Gérard Berliner, la compassion et l’Histoire

Qu’il triomphe avec le 45 tours de Louise ou avec son spectacle sur Victor Hugo, la passion de Gérard Berliner pour le passé marquera le souvenir d’un chanteur brutalement emporté à 54 ans.

L'auteur de Louise disparaît

Qu’il triomphe avec le 45 tours de Louise ou avec son spectacle sur Victor Hugo, la passion de Gérard Berliner pour le passé marquera le souvenir d’un chanteur brutalement emporté à 54 ans.

En annonçant la mort brutale de Gérard Berliner à l’âge de 54 ans, la plupart des radios françaises ont passé cette chanson : "Le deuil qu'a porté Louise/C'est le Bon Dieu qui l'a porté/La vie qu'a travaillé Louise/C'est le Bon Dieu qui l'a aidée". Histoire dramatique d’une femme de chambre qui avorte de l’enfant qu’elle attend de son fiancé mort à la guerre de 14, Louise symbolise et peut-être vampirise la carrière de Berliner. Sortie au printemps 1982, la chanson a été le grand tube de l’été qui suit, dominant Le Cimetière des éléphants par Eddy Mitchell, Just an Illusion d’Imagination ou Femmes je vous aime de Julien Clerc, dont la thématique et l’écriture sont beaucoup plus conformes à la norme du succès estival. Avec ses images humbles et son parfum de sociologie, sa foi dans la douceur du Bon Dieu et la collision de plusieurs compassions rétrospectives (les massacrés de la Grande Guerre, la condition faite aux femmes, l’oppression des classes serviles par la bourgeoisie…), Louise compte parmi les chansons qui broient le cœur de chaque Français qui l’écoute.

Même si cette chanson peut être considérée comme un de ces tubes qui tendent à éclipser l'œuvre entière de son interprète, Louise est un bon condensé de la manière et des intentions de Gérard Berliner. Répugnant au vacarme des grands destins, il leur préfère les sentiments courts, sobres et patients des petites gens. Ce qui le nourrit, c'est l'empathie, le goût de se plonger dans un autre temps, un autre lieu, une autre souffrance. Il chantera aussi Les Amants d'Oradour et un certain nombre de chansons à la tendresse pointilleuse qui abuseront parfois du rythme de la valse, trois-temps efficace qui ne connaît de sourire que celui de la mélancolie.

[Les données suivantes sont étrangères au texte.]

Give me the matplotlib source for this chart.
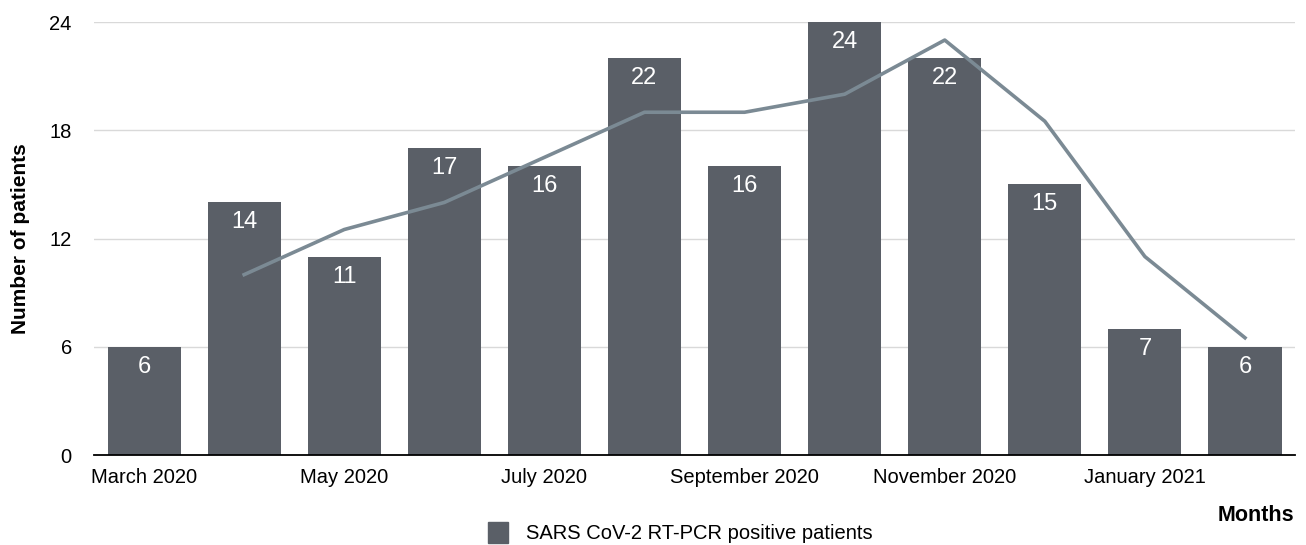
import matplotlib
matplotlib.use('Agg')
import matplotlib.pyplot as plt
from matplotlib.patches import Patch

plt.rcParams['font.family'] = ['Liberation Sans', 'DejaVu Sans']

# Monthly counts
months = ["March 2020", "April 2020", "May 2020", "June 2020", "July 2020",
          "August 2020", "September 2020", "October 2020", "November 2020",
          "December 2020", "January 2021", "February 2021"]
patients = [6, 14, 11, 17, 16, 22, 16, 24, 22, 15, 7, 6]

# Trend line (April 2020 .. February 2021)
trend_months = months[1:]
trend_values = [10, 12.5, 14, 16.5, 19, 19, 20, 23, 18.5, 11, 6.5]

bar_color = '#5a5f67'
line_color = '#7b8a94'

fig = plt.figure(figsize=(13.06, 5.45), dpi=100)
ax = fig.add_axes([0.072, 0.165, 0.9196, 0.7946])

x = list(range(len(months)))
ax.bar(x, patients, width=0.73, color=bar_color, zorder=2)

for xi, v in zip(x, patients):
    ax.text(xi, v - 0.5, str(v), ha='center', va='top', color='white',
            fontsize=17, zorder=4)

tx = [months.index(m) for m in trend_months]
ax.plot(tx, trend_values, color=line_color, linewidth=2.6, zorder=3)

ax.set_xlim(-0.5, len(months) - 0.5)
ax.set_ylim(0, 24)
ax.set_yticks([0, 6, 12, 18, 24])
ax.set_xticks(x[::2])
ax.set_xticklabels(months[::2])
ax.tick_params(axis='both', length=0, labelsize=14.5)
ax.tick_params(axis='x', pad=9)
ax.tick_params(axis='y', pad=16)

ax.grid(axis='y', color='#d9d9d9', linewidth=1, zorder=0)
ax.set_axisbelow(True)
for s in ['top', 'right', 'left']:
    ax.spines[s].set_visible(False)
ax.spines['bottom'].set_color('black')
ax.spines['bottom'].set_linewidth(1.3)

ax.set_ylabel("Number of patients", fontsize=15, fontweight='bold', labelpad=14)
fig.text(0.991, 0.035, "Months", ha='right', va='bottom',
         fontsize=15.5, fontweight='bold')

fig.legend(handles=[Patch(color=bar_color, label="SARS CoV-2 RT-PCR positive patients")],
           loc='lower center', bbox_to_anchor=(0.521, -0.03), frameon=False,
           fontsize=14.5, handlelength=0.95, handleheight=1.25, handletextpad=0.9)

fig.savefig('out.png', dpi=100)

Né en 1956 à Ménilmontant, il enregistre son premier 45 tours à seize ans à peine, tout irradié de son admiration pour Jacques Brel. Après quelques expériences de comédien, la rencontre avec le parolier Frank Thomas est décisive : l’auteur de tubes de Claude François, Joe Dassin, Marcel Amont ou Hugues Aufray lui donne Louise. Déjà remarqué auparavant en première partie de Marie-Paule Belle et Michel Sardou à l’Olympia, Berliner refuse de faire fructifier son succès en partageant l’affiche de Michèle Torr et lui préfère la première partie de Juliette Gréco à l’Espace Cardin. Mais il ne retrouve pas de succès à cette mesure et mène pendant des années une carrière en demi-teinte et, après s’être éclipsé un moment dans le téléfilm, fait un retour remarqué en 2004 avec Mon alter Hugo, spectacle parlé et chanté dans lequel il évoque sa passion pour un poète qui a marqué sa vie. Deux ans plus tard, il crée un tour de chant entièrement consacré à Serge Reggiani. À chaque fois, pointe sous l’hommage un mélange curieux de nostalgie et d’humanisme acharné qui ressemble à Louise.

Les gazettes avaient aussi révélé un détail pittoresque : Gérard Berliner était le demi-frère de Bruno Berliner, célèbre gangster membre du célèbre "gang des postiches" qui avait défrayé la chronique dans les années 1980.